How energy can help school districts

Source: Charleston Gazette-Mail

The heartbreaking effects of market forces and a federal regulatory onslaught on Appalachia stretch far beyond discouraging headlines about lost mining and energy jobs and mounting budget pressures from declining severance tax revenue.

Just look at Boone County, where about 40 school district employees resigned amid an ongoing budget crisis triggered by the state’s economic downturn and losses in energy-related property tax value.

The positions now left vacant include assistant principals, teachers, coaches and special education teachers — positions formerly held by many of those our children looked up to.

Communities and hard-working families in West Virginia deserve a better future than this.

While it might be obvious, this is precisely why Consumer Energy Alliance recently launched the “Pipelines for America” campaign, which aims to educate families, households and small businesses across the nation about the increasing importance of U.S. energy infrastructure to their health, wallets and communities, and what it could mean for states like West Virginia hit hard by mining job losses.

Energy is a critical ingredient that powers literally every American industry — everything from agriculture and automotive to chemicals and steel.

When energy costs increase, it’s a direct hit on various sectors’ bottom lines. Price spikes in energy also act as a regressive tax for families, seniors living on fixed incomes and those with incomes below the poverty level.

Mountaineers know this better than most.

Despite the economic headwinds, West Virginia is blessed with low-cost affordable electricity and a vibrant manufacturing and industrial sector that stands to benefit from expanding pipeline infrastructure where large amounts of stranded Marcellus Shale gas need to get to marketplaces.

It also remains in position to be a key driver in the petrochemical manufacturing renaissance, and its strategic location is ideal from an infrastructure perspective.

Currently, there are six pipeline projects before the Federal Energy Regulatory Commission waiting approval that could produce $6 billion in economic investment, 18,000-plus jobs and more than $60 million in local property taxes, which could help communities like Boone County and school districts across the state put people back to work.

As an added bonus, the pipeline projects waiting approval would also transport West Virginia-produced energy through steel and construction materials made by West Virginia manufacturers and others in the Appalachian region.

Studies have repeatedly shown that pipelines are the most reliable, secure way to transport energy and bring it to market.

And they’re only getting safer.
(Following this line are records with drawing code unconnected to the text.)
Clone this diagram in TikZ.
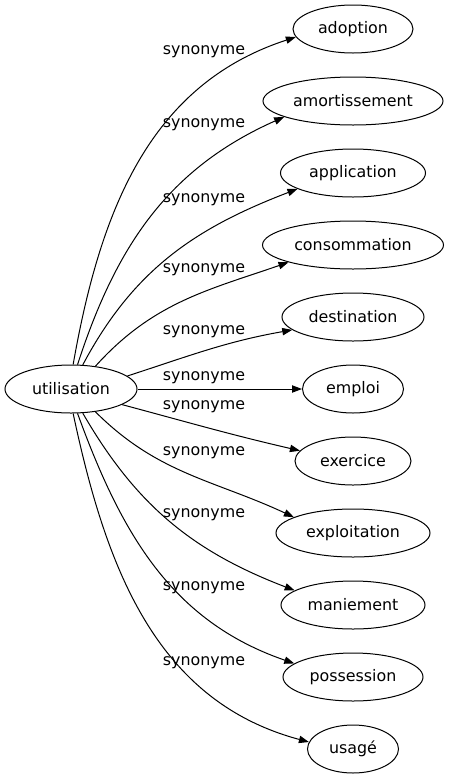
\documentclass[tikz,border=0pt]{standalone}
\usepackage{fontspec}
\setmainfont{DejaVu Sans}
\usetikzlibrary{arrows.meta,shapes.geometric}
\tikzset{
  word/.style={draw, ellipse, inner sep=0pt, minimum height=36pt, line width=0.75pt},
  syn/.style={line width=0.75pt, -{Triangle[length=7.5pt,width=5.5pt]}},
  rel/.style={inner sep=0pt}
}
\begin{document}
\begin{tikzpicture}[x=0.75pt,y=-0.75pt,font=\fontsize{11.9}{14}\selectfont]
                \useasboundingbox (0,0) rectangle (449,779);

                \node[word, minimum width=99pt] (utilisation) at (71,389) {utilisation};

                \node[word, minimum width=90pt] (adoption) at (353,29) {adoption};
                \node[word, minimum width=135pt] (amortissement) at (353,101) {amortissement};
                \node[word, minimum width=108.75pt] (application) at (353,173) {application};
                \node[word, minimum width=135.75pt] (consommation) at (353,245) {consommation};
                \node[word, minimum width=106.5pt] (destination) at (353,317) {destination};
                \node[word, minimum width=75.75pt] (emploi) at (353,389) {emploi};
                \node[word, minimum width=87pt] (exercice) at (353,461) {exercice};
                \node[word, minimum width=115.5pt] (exploitation) at (353,533) {exploitation};
                \node[word, minimum width=108pt] (maniement) at (353,605) {maniement};
                \node[word, minimum width=105pt] (possession) at (353,677) {possession};
                \node[word, minimum width=68.25pt] (usage) at (353,749) {usagé};

                \draw[syn] (utilisation.85) to[out=80,in=198] (adoption.188);
                \draw[syn] (utilisation.75) to[out=72,in=204] (amortissement.193);
                \draw[syn] (utilisation.64) to[out=62,in=201] (application.196);
                \draw[syn] (utilisation.43) to[out=48,in=199] (consommation.195);
                \draw[syn] (utilisation.13) to[out=18,in=190] (destination.192);
                \draw[syn] (utilisation.0) -- (emploi.180);
                \draw[syn] (utilisation.-17) to[out=-15,in=167] (exercice.169);
                \draw[syn] (utilisation.-43) to[out=-45,in=155] (exploitation.165);
                \draw[syn] (utilisation.-64) to[out=-60,in=159] (maniement.166);
                \draw[syn] (utilisation.-75) to[out=-70,in=161] (possession.167);
                \draw[syn] (utilisation.-85) to[out=-78,in=165] (usage.171);

                \node[rel] (rAdoption) at (204,52) {synonyme};
                \node[rel] (rAmortissement) at (204,125) {synonyme};
                \node[rel] (rApplication) at (204,200) {synonyme};
                \node[rel] (rConsommation) at (204,270) {synonyme};
                \node[rel] (rDestination) at (204,332) {synonyme};
                \node[rel] (rEmploi) at (204,378) {synonyme};
                \node[rel] (rExercice) at (204,407) {synonyme};
                \node[rel] (rExploitation) at (204,453) {synonyme};
                \node[rel] (rManiement) at (204,515) {synonyme};
                \node[rel] (rPossession) at (204,588) {synonyme};
                \node[rel] (rUsage) at (204,663) {synonyme};
            \end{tikzpicture}
\end{document}
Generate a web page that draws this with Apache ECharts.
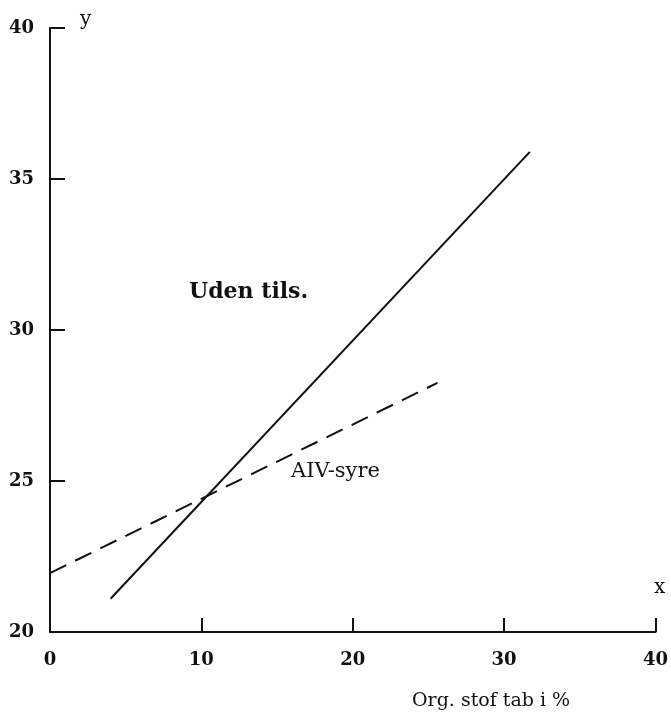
<!DOCTYPE html>
<html>
<head>
<meta charset="utf-8">
<script src="https://cdn.jsdelivr.net/npm/echarts@6/dist/echarts.min.js"></script>
<style>
  html, body { margin: 0; padding: 0; background: #fff; }
  #main { width: 671px; height: 712px; }
</style>
</head>
<body>
<div id="main"></div>
<script>
// line end points
const udenTils = [[4, 21.1], [31.7, 35.9]];
const aivSyre = [[0, 21.95], [25.6, 28.25]];

const xTicks = [0, 10, 20, 30, 40];
const yTicks = [20, 25, 30, 35, 40];

const chart = echarts.init(document.getElementById('main'));
const font = '"DejaVu Serif", serif';
const ink = '#111';

var option = {
  backgroundColor: '#fff',
  animation: false,
  grid: { left: 50, right: 11, top: 28, bottom: 80 },
  xAxis: {
    type: 'value',
    min: xTicks[0],
    max: xTicks[xTicks.length - 1],
    interval: 10,
    axisLine: { lineStyle: { color: ink, width: 2 } },
    axisTick: { show: true, inside: true, length: 14, lineStyle: { color: ink, width: 2 } },
    splitLine: { show: false },
    axisLabel: {
      margin: 19,
      color: ink,
      fontFamily: font,
      fontSize: 18,
      fontWeight: 'bold'
    }
  },
  yAxis: {
    type: 'value',
    min: yTicks[0],
    max: yTicks[yTicks.length - 1],
    interval: 5,
    axisLine: { show: true, lineStyle: { color: ink, width: 2 } },
    axisTick: { show: true, inside: true, length: 15, lineStyle: { color: ink, width: 2 } },
    splitLine: { show: false },
    axisLabel: {
      margin: 16,
      color: ink,
      fontFamily: font,
      fontSize: 18,
      fontWeight: 'bold'
    }
  },
  series: [
    {
      name: 'Uden tils.',
      type: 'line',
      data: udenTils,
      symbol: 'none',
      lineStyle: { color: ink, width: 2 }
    },
    {
      name: 'AIV-syre',
      type: 'line',
      data: aivSyre,
      symbol: 'none',
      lineStyle: { color: ink, width: 2, type: [18, 10] }
    }
  ],
  graphic: [
    { type: 'text', left: 80, top: 10, style: { text: 'y', font: '20px ' + font, fill: ink } },
    { type: 'text', left: 654, top: 578, style: { text: 'x', font: '20px ' + font, fill: ink } },
    { type: 'text', left: 412, top: 692, style: { text: 'Org. stof tab i %', font: '19px ' + font, fill: ink } },
    { type: 'text', left: 189, top: 281, style: { text: 'Uden tils.', font: 'bold 22px ' + font, fill: ink } },
    { type: 'text', left: 291, top: 461, style: { text: 'AIV-syre', font: '21px ' + font, fill: ink } }
  ]
};

chart.setOption(option);
</script>
</body>
</html>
Per reports, operators are hard at work creating, practicing and improving new methods for inspecting, monitoring, building and performing preventive maintenance while also enacting new systems for managing pipeline safety programs.

You’d think these overwhelming benefits would make siting and approving pipeline projects a no-brainer.

Unfortunately, a small group of vocal activists who are part of the “Keep it in the Ground” movement are determined to stop energy development across the country regardless of any safety or regulatory stringency or its adverse economic impact.

Celebrities like Shailene Woodley, Rosario Dawson and Karenna Gore, and the various groups they finance, are good at using their names to make headlines by rallying against energy production and pipelines, but they aren’t concerned with your local tax base, utility bills or what energy development could mean for you, your community or West Virginia.

Now more than ever, the people of Appalachia need their local, state and national leaders to embrace an all-of-the-above energy policy that maintains the Mountain State’s illustrious energy equilibrium — starting with getting some badly needed new pipeline projects approved and in the ground.

Brydon Ross is vice president of state affairs for the Consumer Energy Alliance.